Universities are invaluable to the national economy and important anchor institutions in their regions. In 2021-22 around 285 higher education providers across the UK hosted 2.9m students and contributed £71bn to UK GDP
However, both the UK’s regions and our universities are facing times of change and challenge, leading to the question: can our universities make an even greater contribution to the places where they are based and strengthen themselves and their financial position in the process?
That question is at the heart of a new Lloyds Banking Group (LBG) and PwC project, which aims to find the brightest examples of university value propositions delivering positive local impact (here and overseas). We will identify prerequisites, lessons learned and success factors to unlock how initiatives can be scaled up. LBG has a banking relationship with over 70% of the UK Higher Education (HE) sector. PwC’s wealth of experience in the sector has seen us work with over a third of UK universities more recently. Both understand the complex and multifaceted challenges buffeting the sector, which have been exacerbated in this academic year by student numbers – especially international – that are significantly below plans for many institutions. This, combined with inflationary pressures, sees a large proportion of universities projecting a deficit this year. Therefore, the sector is justifiably reflecting deeply on financial sustainability and institutional risk.

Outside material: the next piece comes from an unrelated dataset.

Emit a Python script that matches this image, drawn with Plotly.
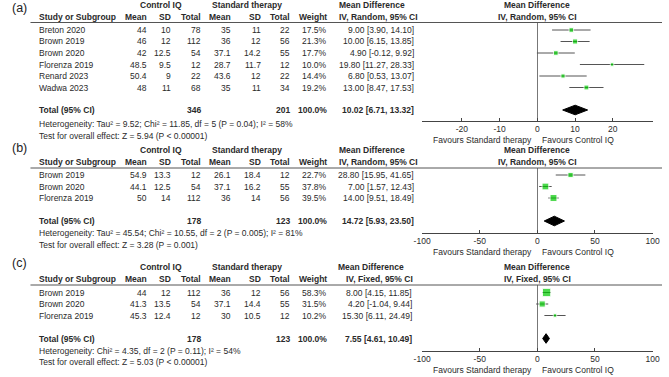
import math
import plotly.graph_objects as go

W, H = 669, 377

# ---------------- data ----------------
# Panel (a)
studies_a = ["Breton 2020", "Brown 2019", "Brown 2020", "Florenza 2019", "Renard 2023", "Wadwa 2023"]
ciq_mean_a = [44, 46, 42, 48.5, 50.4, 48]
ciq_sd_a = [10, 12, 12.5, 9.5, 9, 11]
ciq_n_a = [78, 112, 54, 12, 22, 68]
std_mean_a = [35, 36, 37.1, 28.7, 43.6, 35]
std_sd_a = [11, 12, 14.2, 11.7, 12, 11]
std_n_a = [22, 56, 55, 12, 22, 34]
weight_a = [17.5, 21.3, 17.7, 10.0, 14.4, 19.2]
md_a = [9.00, 10.00, 4.90, 19.80, 6.80, 13.00]
lo_a = [3.90, 6.15, -0.12, 11.27, 0.53, 8.47]
hi_a = [14.10, 13.85, 9.92, 28.33, 13.07, 17.53]
total_a = [10.02, 6.71, 13.32]
total_n_a = [346, 201]
het_a = "Heterogeneity: Tau² = 9.52; Chi² = 11.85, df = 5 (P = 0.04); I² = 58%"
test_a = "Test for overall effect: Z = 5.94 (P < 0.00001)"
ticks_a = [-20, -10, 0, 10, 20]

# Panel (b)
studies_b = ["Brown 2019", "Brown 2020", "Florenza 2019"]
ciq_mean_b = [54.9, 44.1, 50]
ciq_sd_b = [13.3, 12.5, 14]
ciq_n_b = [12, 54, 112]
std_mean_b = [26.1, 37.1, 36]
std_sd_b = [18.4, 16.2, 14]
std_n_b = [12, 55, 56]
weight_b = [22.7, 37.8, 39.5]
md_b = [28.80, 7.00, 14.00]
lo_b = [15.95, 1.57, 9.51]
hi_b = [41.65, 12.43, 18.49]
total_b = [14.72, 5.93, 23.50]
total_n_b = [178, 123]
het_b = "Heterogeneity: Tau² = 45.54; Chi² = 10.55, df = 2 (P = 0.005); I² = 81%"
test_b = "Test for overall effect: Z = 3.28 (P = 0.001)"
ticks_b = [-100, -50, 0, 50, 100]

# Panel (c)
studies_c = ["Brown 2019", "Brown 2020", "Florenza 2019"]
ciq_mean_c = [44, 41.3, 45.3]
ciq_sd_c = [12, 13.5, 12.4]
ciq_n_c = [112, 54, 12]
std_mean_c = [36, 37.1, 30]
std_sd_c = [12, 14.4, 10.5]
std_n_c = [56, 55, 12]
weight_c = [58.3, 31.5, 10.2]
md_c = [8.00, 4.20, 15.30]
lo_c = [4.15, -1.04, 6.11]
hi_c = [11.85, 9.44, 24.49]
total_c = [7.55, 4.61, 10.49]
total_n_c = [178, 123]
het_c = "Heterogeneity: Chi² = 4.35, df = 2 (P = 0.11); I² = 54%"
test_c = "Test for overall effect: Z = 5.03 (P < 0.00001)"
ticks_c = [-100, -50, 0, 50, 100]

# ---------------- layout helpers ----------------
FONT = "Liberation Sans, Arial, sans-serif"
TXT = "#2a2a2a"
FS = 8.5
GREEN = "#00C800"


def px(x):
    return x / W


def py(y):
    return 1 - y / H


annotations = []
shapes = []


def text(x, y, s, anchor="left", size=FS, bold=False, color=TXT):
    annotations.append(dict(
        x=px(x), y=py(y), xref="paper", yref="paper",
        text=("<b>%s</b>" % s) if bold else s,
        showarrow=False, xanchor=anchor, yanchor="middle",
        font=dict(family=FONT, size=size, color=color), borderpad=0,
    ))


def fmt(v):
    return ("%g" % v)


def ci_str(m, l, h):
    return "%.2f [%.2f, %.2f]" % (m, l, h)


panels = [
    dict(label="(a)", model="IV, Random, 95% CI",
         studies=studies_a, cm=ciq_mean_a, cs=ciq_sd_a, cn=ciq_n_a,
         sm=std_mean_a, ss=std_sd_a, sn=std_n_a, w=weight_a,
         md=md_a, lo=lo_a, hi=hi_a, tot=total_a, totn=total_n_a,
         het=het_a, test=test_a, ticks=ticks_a, rng=[-30.7, 30.7],
         label_y=8, h1=5.5, h2=17, line=22.5, row0=30, step=11.5,
         total_y=110, het_y=123.5, test_y=136, axis_y=121,
         ci_right=416, ci_h_left=338, model_left=338),
    dict(label="(b)", model="IV, Random, 95% CI",
         studies=studies_b, cm=ciq_mean_b, cs=ciq_sd_b, cn=ciq_n_b,
         sm=std_mean_b, ss=std_sd_b, sn=std_n_b, w=weight_b,
         md=md_b, lo=lo_b, hi=hi_b, tot=total_b, totn=total_n_b,
         het=het_b, test=test_b, ticks=ticks_b, rng=[-100.5, 100.5],
         label_y=148, h1=150.5, h2=162, line=168, row0=175, step=11.5,
         total_y=221, het_y=233, test_y=245, axis_y=233,
         ci_right=416, ci_h_left=338, model_left=338),
    dict(label="(c)", model="IV, Fixed, 95% CI",
         studies=studies_c, cm=ciq_mean_c, cs=ciq_sd_c, cn=ciq_n_c,
         sm=std_mean_c, ss=std_sd_c, sn=std_n_c, w=weight_c,
         md=md_c, lo=lo_c, hi=hi_c, tot=total_c, totn=total_n_c,
         het=het_c, test=test_c, ticks=ticks_c, rng=[-100.5, 100.5],
         label_y=263, h1=267, h2=279, line=285, row0=292.5, step=11.5,
         total_y=338.5, het_y=350.5, test_y=361.5, axis_y=351,
         ci_right=414, ci_h_left=337, model_left=345),
]

# column right edges (px)
COL_CM, COL_CS, COL_CN = 143, 168, 198
COL_SM, COL_SS, COL_SN = 229, 260, 290
COL_W = 327
STUDY_X = 31
PLOT_L, PLOT_R = 423, 660
ZERO_X = (PLOT_L + PLOT_R) / 2

fig = go.Figure()
layout_axes = {}

for i, p in enumerate(panels):
    k = "" if i == 0 else str(i + 1)
    xa, ya = "x" + k, "y" + k
    # ---- table text ----
    text(3, p["label_y"], p["label"], size=12.5, color="#222")
    text(157, p["h1"], "Control IQ", anchor="center", bold=True)
    text(244, p["h1"], "Standard therapy", anchor="center", bold=True)
    text(p["ci_h_left"], p["h1"], "Mean Difference", bold=True)
    text(ZERO_X, p["h1"], "Mean Difference", anchor="center", bold=True)
    text(STUDY_X, p["h2"], "Study or Subgroup", bold=True)
    for xr, s in [(COL_CM, "Mean"), (COL_CS, "SD"), (COL_CN, "Total"),
                  (COL_SM, "Mean"), (COL_SS, "SD"), (COL_SN, "Total"), (COL_W, "Weight")]:
        text(xr, p["h2"], s, anchor="right", bold=True)
    text(p["model_left"], p["h2"], p["model"], bold=True)
    text(ZERO_X, p["h2"], p["model"], anchor="center", bold=True)
    shapes.append(dict(type="line", xref="paper", yref="paper",
                       x0=px(23), x1=1, y0=py(p["line"]), y1=py(p["line"]),
                       line=dict(color="#555", width=1)))
    n = len(p["studies"])
    rows_y = [p["row0"] + j * p["step"] for j in range(n)]
    for j in range(n):
        y = rows_y[j]
        text(STUDY_X, y, p["studies"][j])
        text(COL_CM, y, fmt(p["cm"][j]), anchor="right")
        text(COL_CS, y, fmt(p["cs"][j]), anchor="right")
        text(COL_CN, y, fmt(p["cn"][j]), anchor="right")
        text(COL_SM, y, fmt(p["sm"][j]), anchor="right")
        text(COL_SS, y, fmt(p["ss"][j]), anchor="right")
        text(COL_SN, y, fmt(p["sn"][j]), anchor="right")
        text(COL_W, y, "%.1f%%" % p["w"][j], anchor="right")
        text(p["ci_right"], y, ci_str(p["md"][j], p["lo"][j], p["hi"][j]), anchor="right")
    ty = p["total_y"]
    text(STUDY_X, ty, "Total (95% CI)", bold=True)
    text(COL_CN, ty, str(p["totn"][0]), anchor="right", bold=True)
    text(COL_SN, ty, str(p["totn"][1]), anchor="right", bold=True)
    text(COL_W, ty, "100.0%", anchor="right", bold=True)
    text(p["ci_right"], ty, ci_str(*p["tot"]), anchor="right", bold=True)
    text(STUDY_X, p["het_y"], p["het"])
    text(STUDY_X, p["test_y"], p["test"])
    fav_y = p["axis_y"] + 18.5
    text(ZERO_X - 4, fav_y, "Favours Standard therapy", anchor="right")
    text(ZERO_X + 4, fav_y, "Favours Control IQ", anchor="left")

    # ---- forest plot ----
    fig.add_trace(go.Scatter(
        x=p["md"], y=rows_y, mode="markers", xaxis=xa, yaxis=ya,
        marker=dict(symbol="square", color=GREEN,
                    size=[1.1 * math.sqrt(w) for w in p["w"]]),
        error_x=dict(type="data", symmetric=False,
                     array=[h - m for h, m in zip(p["hi"], p["md"])],
                     arrayminus=[m - l for m, l in zip(p["md"], p["lo"])],
                     color="#555", thickness=1, width=0),
        showlegend=False, hoverinfo="skip"))
    est, lo, hi = p["tot"]
    dh = 4.8
    fig.add_trace(go.Scatter(
        x=[lo, est, hi, est, lo], y=[ty, ty - dh, ty, ty + dh, ty],
        mode="lines", fill="toself", fillcolor="black",
        line=dict(color="black", width=1), xaxis=xa, yaxis=ya,
        showlegend=False, hoverinfo="skip"))

    layout_axes["xaxis" + k] = dict(
        domain=[px(PLOT_L), px(PLOT_R)], range=p["rng"], anchor=ya,
        tickvals=p["ticks"], ticktext=[str(t) for t in p["ticks"]],
        showline=True, linecolor="#444", linewidth=1,
        ticks="inside", ticklen=3, tickcolor="#444", tickwidth=1,
        zeroline=True, zerolinecolor="#777", zerolinewidth=1,
        showgrid=False, fixedrange=True,
        tickfont=dict(family=FONT, size=FS, color=TXT))
    layout_axes["yaxis" + k] = dict(
        domain=[py(p["axis_y"]), py(p["line"])],
        range=[p["axis_y"], p["line"]], anchor=xa,
        visible=False, showgrid=False, zeroline=False, fixedrange=True)

fig.update_layout(
    width=W, height=H, margin=dict(l=0, r=0, t=0, b=0),
    paper_bgcolor="white", plot_bgcolor="rgba(0,0,0,0)",
    annotations=annotations, shapes=shapes, **layout_axes)

fig.write_html("out.html", config={"displayModeBar": False})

But our conversations with Higher Education Institutions (HEIs) show a clear appetite to both improve their financial stability and deliver greater value for their cities and regions, through student outcomes and increasingly through broader economic impact. HEIs already, of course, deliver significant economic benefits both locally and nationally from those producing internationally excellent Research and Development (R&D), facilitating innovation and crowding in new investment, to others contributing to local regeneration and community wellbeing.
UK cities and regions are enjoying ever-greater devolution of resources and decision-making from Westminster. With Labour’s manifesto committing to widening and deepening English devolution and resetting the UK Government’s relationship with Wales, Scotland and Northern Ireland, this is set to continue. The change in government also brings the opportunity for places to develop local growth plans aligned with unique local values and heritage, business and community needs, existing industrial strengths and future growth opportunities. Universities can – and should – be central to shaping such strategies. Previous examples, like South Yorkshire Mayoral Combined Authority’s Plan for Good Growth, build on local history and strengths and seek to tackle long-term challenges to boost productivity including by better connecting the University of Sheffield and Sheffield Hallam University.
Historically, there has been an emphasis on monetising R&D by spinning out companies and commercialising IP as one lever for universities to generate income and support local economies. Considerable work has already been done on this, but opportunities remain for universities to better exploit such assets (like those highlighted in the Independent review of university spin-out companies). This opportunity is present whatever the R&D sectoral or thematic focus is.
Dundee University has recently risen to the top of the Octopus Ventures 2023 Entrepreneurial Impact Rankings, partly due to one of the largest ever UK university exits in Exscientia. By replicating their deep focus on high-growth-potential spinouts and university-linked start-ups and anchoring as many in the city as possible, other regions and cities can generate benefits for both the local economy and individual, institutional finances.
However, maximising and anchoring R&D value is just one path towards growing and diversifying university income streams while contributing to local economic growth. Others are less well-trodden. For example, Birmingham City University’s BCU Advantage programme supports local SMEs to grow, while the University of Derby works with Rolls Royce on projects like training nuclear submarine engineers, most of whom remain in the region. We also want to uncover the critical success factors for HEI collaborations with other anchor institutions (CLES’ Birmingham Anchor Network is an interesting model) and for cultivating effective dialogue with the private sector, including potential investors.
Lloyds and PwC held a HE roundtable in May at UKREiiF, the annual Leeds-based real estate, infrastructure and investment forum. Some interesting messages emerged, including the benefits of strategic local partnerships to transform estates to meet Net Zero and fit future educational needs. However, with such diversity across UK HE and local economies, one size doesn’t fit all. Different universities have different roles in different places.
With this project, we will showcase ideas and develop tools to support universities’ (continued) role at the heart of regional economies and communities. PwC will also shortly be sharing its “Framework for Growth” with insights from over 1,200 business leaders about priorities for improving growth and how we collaborate to achieve this.
Some questions we plan to explore are:
- What are the best models for strategic Higher Education collaboration and networks to drive growth and create efficiencies? Can they be scaled up?
- Which factors like specific infrastructure and relationships are essential to underpin successful university, regional and/or private sector collaborations?
- Can universities and their partners exploit and integrate emerging technologies being developed around the world to support innovation, drive business growth, increase public sector productivity and create high-quality jobs in local economies?
- How can universities balance the demand for graduates to meet local business and industry needs with other priorities and opportunities?